Two Point Stone–Čech compactification of an uncountable space

Question

I looked at quite a bit of questions on the site and didn't quite find this but apologies if it's here already.

I was wondering if any one knows if there exists an uncountable space and some Stone–Čech compactification that adds exactly two elements , i.e. $ \lvert \beta X \setminus X \lvert = 2$.

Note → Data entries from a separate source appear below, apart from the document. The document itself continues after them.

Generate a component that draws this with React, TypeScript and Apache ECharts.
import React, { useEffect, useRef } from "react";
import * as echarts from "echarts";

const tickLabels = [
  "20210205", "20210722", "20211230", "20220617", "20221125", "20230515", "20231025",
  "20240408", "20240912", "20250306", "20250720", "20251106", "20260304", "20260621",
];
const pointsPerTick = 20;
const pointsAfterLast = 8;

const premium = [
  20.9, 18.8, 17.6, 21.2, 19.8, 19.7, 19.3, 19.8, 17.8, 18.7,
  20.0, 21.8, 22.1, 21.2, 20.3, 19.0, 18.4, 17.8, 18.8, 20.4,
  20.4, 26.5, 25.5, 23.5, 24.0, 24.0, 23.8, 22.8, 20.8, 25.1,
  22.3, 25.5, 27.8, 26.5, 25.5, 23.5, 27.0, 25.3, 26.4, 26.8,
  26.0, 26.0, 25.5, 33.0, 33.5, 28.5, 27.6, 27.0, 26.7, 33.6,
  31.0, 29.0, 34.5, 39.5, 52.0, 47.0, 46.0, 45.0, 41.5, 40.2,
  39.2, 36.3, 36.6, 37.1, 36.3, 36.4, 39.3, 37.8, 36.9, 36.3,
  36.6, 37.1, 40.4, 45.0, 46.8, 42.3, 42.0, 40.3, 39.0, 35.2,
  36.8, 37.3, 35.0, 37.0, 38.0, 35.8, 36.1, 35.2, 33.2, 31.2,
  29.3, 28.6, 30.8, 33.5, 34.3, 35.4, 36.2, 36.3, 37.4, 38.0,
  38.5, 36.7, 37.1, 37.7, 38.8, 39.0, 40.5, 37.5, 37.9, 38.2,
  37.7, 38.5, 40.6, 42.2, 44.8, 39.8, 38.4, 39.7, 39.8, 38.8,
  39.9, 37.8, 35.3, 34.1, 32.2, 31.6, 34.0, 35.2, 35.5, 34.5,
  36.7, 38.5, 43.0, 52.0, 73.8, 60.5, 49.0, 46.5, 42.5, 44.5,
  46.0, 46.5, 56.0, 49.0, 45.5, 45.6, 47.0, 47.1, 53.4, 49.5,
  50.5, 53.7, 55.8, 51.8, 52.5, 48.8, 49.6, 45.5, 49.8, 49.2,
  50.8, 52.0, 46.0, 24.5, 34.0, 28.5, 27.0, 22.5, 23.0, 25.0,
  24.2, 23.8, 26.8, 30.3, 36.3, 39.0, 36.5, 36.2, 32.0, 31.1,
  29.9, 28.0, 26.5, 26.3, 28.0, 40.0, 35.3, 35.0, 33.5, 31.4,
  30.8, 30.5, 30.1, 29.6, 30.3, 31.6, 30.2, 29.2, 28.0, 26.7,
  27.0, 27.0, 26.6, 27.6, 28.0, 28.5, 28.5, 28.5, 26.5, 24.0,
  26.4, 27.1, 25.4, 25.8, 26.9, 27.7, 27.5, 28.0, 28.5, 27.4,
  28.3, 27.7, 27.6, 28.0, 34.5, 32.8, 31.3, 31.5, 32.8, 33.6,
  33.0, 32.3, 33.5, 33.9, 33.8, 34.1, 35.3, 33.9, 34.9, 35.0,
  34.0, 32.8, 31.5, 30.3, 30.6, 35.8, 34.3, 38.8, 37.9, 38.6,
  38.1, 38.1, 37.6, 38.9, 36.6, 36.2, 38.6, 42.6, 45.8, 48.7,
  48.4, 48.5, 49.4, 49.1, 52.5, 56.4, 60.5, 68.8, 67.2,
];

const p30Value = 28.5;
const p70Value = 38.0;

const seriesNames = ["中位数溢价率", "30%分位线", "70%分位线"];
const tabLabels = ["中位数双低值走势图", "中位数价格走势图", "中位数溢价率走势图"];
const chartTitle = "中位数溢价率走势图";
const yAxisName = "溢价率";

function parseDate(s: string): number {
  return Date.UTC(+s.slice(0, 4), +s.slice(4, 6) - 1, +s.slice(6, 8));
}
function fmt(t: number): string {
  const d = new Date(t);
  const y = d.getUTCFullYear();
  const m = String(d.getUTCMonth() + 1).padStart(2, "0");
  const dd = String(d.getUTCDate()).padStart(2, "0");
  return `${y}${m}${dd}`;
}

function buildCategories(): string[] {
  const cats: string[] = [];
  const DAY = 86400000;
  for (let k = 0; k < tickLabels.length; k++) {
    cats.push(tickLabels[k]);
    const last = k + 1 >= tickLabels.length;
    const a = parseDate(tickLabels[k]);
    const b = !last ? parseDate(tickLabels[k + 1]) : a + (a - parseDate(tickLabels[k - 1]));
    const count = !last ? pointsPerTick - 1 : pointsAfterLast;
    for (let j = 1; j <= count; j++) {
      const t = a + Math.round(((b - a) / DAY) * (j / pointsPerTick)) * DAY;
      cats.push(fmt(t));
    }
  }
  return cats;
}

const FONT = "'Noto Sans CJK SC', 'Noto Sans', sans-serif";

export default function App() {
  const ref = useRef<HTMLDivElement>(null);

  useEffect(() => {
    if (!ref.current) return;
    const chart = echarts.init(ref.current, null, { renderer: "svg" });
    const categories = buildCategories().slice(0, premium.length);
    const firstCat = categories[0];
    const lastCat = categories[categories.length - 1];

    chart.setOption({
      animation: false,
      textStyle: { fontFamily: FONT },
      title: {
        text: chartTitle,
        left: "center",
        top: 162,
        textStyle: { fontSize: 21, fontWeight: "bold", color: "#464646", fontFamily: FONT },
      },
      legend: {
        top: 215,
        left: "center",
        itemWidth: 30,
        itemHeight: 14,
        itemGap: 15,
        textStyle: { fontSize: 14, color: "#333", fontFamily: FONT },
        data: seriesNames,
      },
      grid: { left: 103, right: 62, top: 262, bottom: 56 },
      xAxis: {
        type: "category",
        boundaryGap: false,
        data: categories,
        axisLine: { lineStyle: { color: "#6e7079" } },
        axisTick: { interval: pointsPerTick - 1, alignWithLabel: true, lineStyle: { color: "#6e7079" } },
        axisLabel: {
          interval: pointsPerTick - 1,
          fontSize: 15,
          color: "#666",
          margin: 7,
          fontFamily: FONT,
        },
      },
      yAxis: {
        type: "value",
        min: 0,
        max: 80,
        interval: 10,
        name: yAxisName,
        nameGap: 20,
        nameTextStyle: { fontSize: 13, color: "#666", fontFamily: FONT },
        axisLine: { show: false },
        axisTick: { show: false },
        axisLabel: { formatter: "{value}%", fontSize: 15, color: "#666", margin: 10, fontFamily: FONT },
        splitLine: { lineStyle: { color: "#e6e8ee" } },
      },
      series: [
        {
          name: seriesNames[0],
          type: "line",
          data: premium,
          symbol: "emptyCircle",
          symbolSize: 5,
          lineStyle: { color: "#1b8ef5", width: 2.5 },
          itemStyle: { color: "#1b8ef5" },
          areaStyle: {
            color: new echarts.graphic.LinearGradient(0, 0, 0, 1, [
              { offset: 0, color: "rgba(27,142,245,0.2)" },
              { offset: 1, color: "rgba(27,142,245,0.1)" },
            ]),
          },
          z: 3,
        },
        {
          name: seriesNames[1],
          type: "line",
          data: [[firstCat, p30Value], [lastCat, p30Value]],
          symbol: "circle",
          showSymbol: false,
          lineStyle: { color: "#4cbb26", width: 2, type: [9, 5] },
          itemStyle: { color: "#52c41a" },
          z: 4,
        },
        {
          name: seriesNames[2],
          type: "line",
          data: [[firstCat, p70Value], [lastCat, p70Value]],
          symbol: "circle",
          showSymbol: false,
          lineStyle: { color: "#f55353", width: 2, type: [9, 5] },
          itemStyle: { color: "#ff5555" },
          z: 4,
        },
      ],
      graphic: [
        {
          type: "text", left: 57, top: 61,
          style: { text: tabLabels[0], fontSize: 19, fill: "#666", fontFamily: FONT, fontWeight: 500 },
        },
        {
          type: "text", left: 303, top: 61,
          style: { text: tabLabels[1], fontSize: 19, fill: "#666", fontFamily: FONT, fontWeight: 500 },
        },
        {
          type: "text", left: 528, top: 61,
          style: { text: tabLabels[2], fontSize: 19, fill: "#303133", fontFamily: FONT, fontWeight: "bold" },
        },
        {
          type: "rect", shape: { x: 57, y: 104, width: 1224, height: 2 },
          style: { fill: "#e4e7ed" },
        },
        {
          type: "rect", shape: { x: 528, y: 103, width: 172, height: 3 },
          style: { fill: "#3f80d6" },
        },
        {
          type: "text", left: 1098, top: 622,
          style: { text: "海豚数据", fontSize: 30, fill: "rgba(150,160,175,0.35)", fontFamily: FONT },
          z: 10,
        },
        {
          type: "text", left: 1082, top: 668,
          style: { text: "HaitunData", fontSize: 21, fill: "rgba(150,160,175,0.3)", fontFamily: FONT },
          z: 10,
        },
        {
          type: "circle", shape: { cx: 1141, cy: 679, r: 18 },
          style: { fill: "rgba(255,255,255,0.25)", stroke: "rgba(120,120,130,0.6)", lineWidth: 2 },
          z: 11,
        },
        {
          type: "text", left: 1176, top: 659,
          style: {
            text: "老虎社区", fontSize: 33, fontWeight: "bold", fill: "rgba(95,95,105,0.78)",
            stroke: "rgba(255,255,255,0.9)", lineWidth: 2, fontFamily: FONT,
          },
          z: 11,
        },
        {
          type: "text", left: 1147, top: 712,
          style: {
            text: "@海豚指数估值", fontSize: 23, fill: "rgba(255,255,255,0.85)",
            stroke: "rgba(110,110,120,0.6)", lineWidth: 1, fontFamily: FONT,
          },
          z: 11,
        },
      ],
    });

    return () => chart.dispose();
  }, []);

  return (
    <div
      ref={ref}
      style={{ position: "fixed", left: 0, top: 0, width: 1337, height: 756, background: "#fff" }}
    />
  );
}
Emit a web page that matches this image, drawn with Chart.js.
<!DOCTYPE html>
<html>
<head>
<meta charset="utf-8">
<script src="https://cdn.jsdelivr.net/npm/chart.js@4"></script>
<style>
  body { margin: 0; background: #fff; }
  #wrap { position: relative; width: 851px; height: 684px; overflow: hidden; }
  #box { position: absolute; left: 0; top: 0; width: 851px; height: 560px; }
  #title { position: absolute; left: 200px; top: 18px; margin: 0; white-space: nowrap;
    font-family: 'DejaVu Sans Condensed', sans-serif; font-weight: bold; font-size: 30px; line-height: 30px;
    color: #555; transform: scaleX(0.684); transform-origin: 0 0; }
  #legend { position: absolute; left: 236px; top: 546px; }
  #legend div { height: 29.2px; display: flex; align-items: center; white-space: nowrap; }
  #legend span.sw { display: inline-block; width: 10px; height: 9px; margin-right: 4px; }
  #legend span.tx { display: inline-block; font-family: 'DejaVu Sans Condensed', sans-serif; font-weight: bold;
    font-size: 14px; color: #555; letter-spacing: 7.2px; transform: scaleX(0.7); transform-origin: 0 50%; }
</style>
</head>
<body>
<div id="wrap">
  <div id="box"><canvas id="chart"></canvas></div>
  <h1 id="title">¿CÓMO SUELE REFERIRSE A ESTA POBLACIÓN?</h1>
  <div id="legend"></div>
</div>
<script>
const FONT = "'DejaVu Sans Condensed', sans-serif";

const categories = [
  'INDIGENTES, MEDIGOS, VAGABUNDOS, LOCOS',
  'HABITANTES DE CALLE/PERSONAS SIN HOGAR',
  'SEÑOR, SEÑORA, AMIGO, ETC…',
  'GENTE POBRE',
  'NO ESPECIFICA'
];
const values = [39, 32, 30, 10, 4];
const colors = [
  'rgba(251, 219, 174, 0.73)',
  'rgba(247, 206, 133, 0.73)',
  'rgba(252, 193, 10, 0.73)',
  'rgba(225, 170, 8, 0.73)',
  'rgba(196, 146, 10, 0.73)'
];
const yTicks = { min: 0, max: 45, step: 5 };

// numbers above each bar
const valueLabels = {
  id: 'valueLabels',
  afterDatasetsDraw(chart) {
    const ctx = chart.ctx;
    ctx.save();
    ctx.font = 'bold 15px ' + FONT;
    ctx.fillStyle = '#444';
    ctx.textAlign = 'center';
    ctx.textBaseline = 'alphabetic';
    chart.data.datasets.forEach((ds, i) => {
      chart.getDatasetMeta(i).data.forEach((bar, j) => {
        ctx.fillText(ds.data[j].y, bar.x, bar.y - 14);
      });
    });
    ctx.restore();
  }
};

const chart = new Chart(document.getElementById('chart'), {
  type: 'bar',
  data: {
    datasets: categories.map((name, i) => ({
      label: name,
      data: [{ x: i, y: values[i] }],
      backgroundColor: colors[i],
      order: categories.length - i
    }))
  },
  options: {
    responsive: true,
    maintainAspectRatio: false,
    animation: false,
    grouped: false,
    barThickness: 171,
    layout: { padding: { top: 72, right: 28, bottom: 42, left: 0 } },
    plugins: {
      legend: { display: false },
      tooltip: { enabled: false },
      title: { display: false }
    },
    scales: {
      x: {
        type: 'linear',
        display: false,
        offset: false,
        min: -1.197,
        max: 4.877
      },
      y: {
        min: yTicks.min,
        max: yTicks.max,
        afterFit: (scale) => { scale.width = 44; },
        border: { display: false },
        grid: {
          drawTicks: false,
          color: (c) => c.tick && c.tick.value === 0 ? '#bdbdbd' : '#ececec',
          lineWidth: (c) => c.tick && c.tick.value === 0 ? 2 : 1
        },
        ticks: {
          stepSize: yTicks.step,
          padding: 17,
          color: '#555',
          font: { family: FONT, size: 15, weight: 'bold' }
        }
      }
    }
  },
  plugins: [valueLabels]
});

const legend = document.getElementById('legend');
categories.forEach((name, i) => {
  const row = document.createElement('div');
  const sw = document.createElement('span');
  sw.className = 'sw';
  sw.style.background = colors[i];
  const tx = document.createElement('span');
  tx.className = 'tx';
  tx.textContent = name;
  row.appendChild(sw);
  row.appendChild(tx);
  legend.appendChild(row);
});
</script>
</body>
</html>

I thought about perhaps starting with $ \Omega_0 = [0, \omega_1) $ and sort of iterating compactifications if that makes sense. First adding $ \omega_1$ to the space which I believe gives us a one point compactification that is the same as the Stone–Čech compactification and then trying to do the same to the space that results from that ( i.e. $\Omega$). The problem is that if we apply the same one point compactification process I believe that since $ \Omega$ is already compact we will end up with a space which has a point isolated. Thus ruling out that the compactification is Stone–Čech .

Perhaps this space is not the one to try and work with. If anyone knows of an example that works or has any ideas that would be appreciated, thanks!

Answer 1

Maybe a disappointingly boring example: take $X = [0, \omega_1) \times \{0,1\}$ with the product topology, i.e. the disjoint sum of two copies of $[0, \omega_1)$. Taking as given the fact that the Stone-Cech compactification (SCc) of $[0, \omega_1)$ is $[0, \omega_1]$, I claim the SCc of $X$ is $Y = [0, \omega_1] \times \{0,1\}$. Clearly $|Y \setminus X| =2$.

To check the details, we note that $Y$ is compact Hausdorff, and show that $Y$ has the appropriate universal property. So suppose $K$ is a compact Hausdorff space and $f : X \to K$ is continuous. We must show $f$ has a unique continuous extension $f' : Y \to K$. The uniqueness is clear because $X$ is dense in $Y$. For the existence, let $f_0, f_1 : [0, \omega_1) \to K$ be defined by $f_i(\alpha) = f(\alpha, i)$; these functions are continuous. So there are unique continuous extensions $f_i' : [0,\omega_1] \to K$. Set $f'(\alpha,i) = f_i'(\alpha)$. Then $f'$ is continuous by the pasting lemma, and for $(\alpha,i) \in X$ we have $f'(\alpha, i) = f_i'(\alpha) = f_i(\alpha) = f(\alpha_i)$, so $f'$ extends $f$.

Similarly, for any finite number $n$, one can take $X = [0, \omega_1) \times n$ and get a space with $|\beta X \setminus X| = n$. (As $[0,\omega_1] \times D$ is not compact for an infinite discrete space $D$, you can't replace $n$ with an infinite cardinal and expect the same thing to work.)

Answer 2

There is an order topology which satisfies this. Simply put two copies of $[0,\omega_1)$ back to back (so the space would look like $(−\omega_1,\omega_1)$. Formally, let $X=2\times \omega_1$ and put the lexicographic ordering on X with the usual ordering reversed in the first factor. So $(i,x)<(j,y)$ in $X$ if $i=0$ and $j=1$, or if $i=j=0$ and $x>y$, or if $i=j=1$ and $x<y$. Endow $X$ with the order topology induced by this ordering. A continuous function on X is eventually constant towards both ends, and so it extends to $[-\omega_1,\omega_1]$, the space obtained by adding first element $\{-\omega_1\}$ and last element $\{\omega_1\}$ to $X$, which is a compactification of $X$. Thus $\beta X=[-\omega_1,\omega_1]$, and $|\beta X\setminus X|=2$.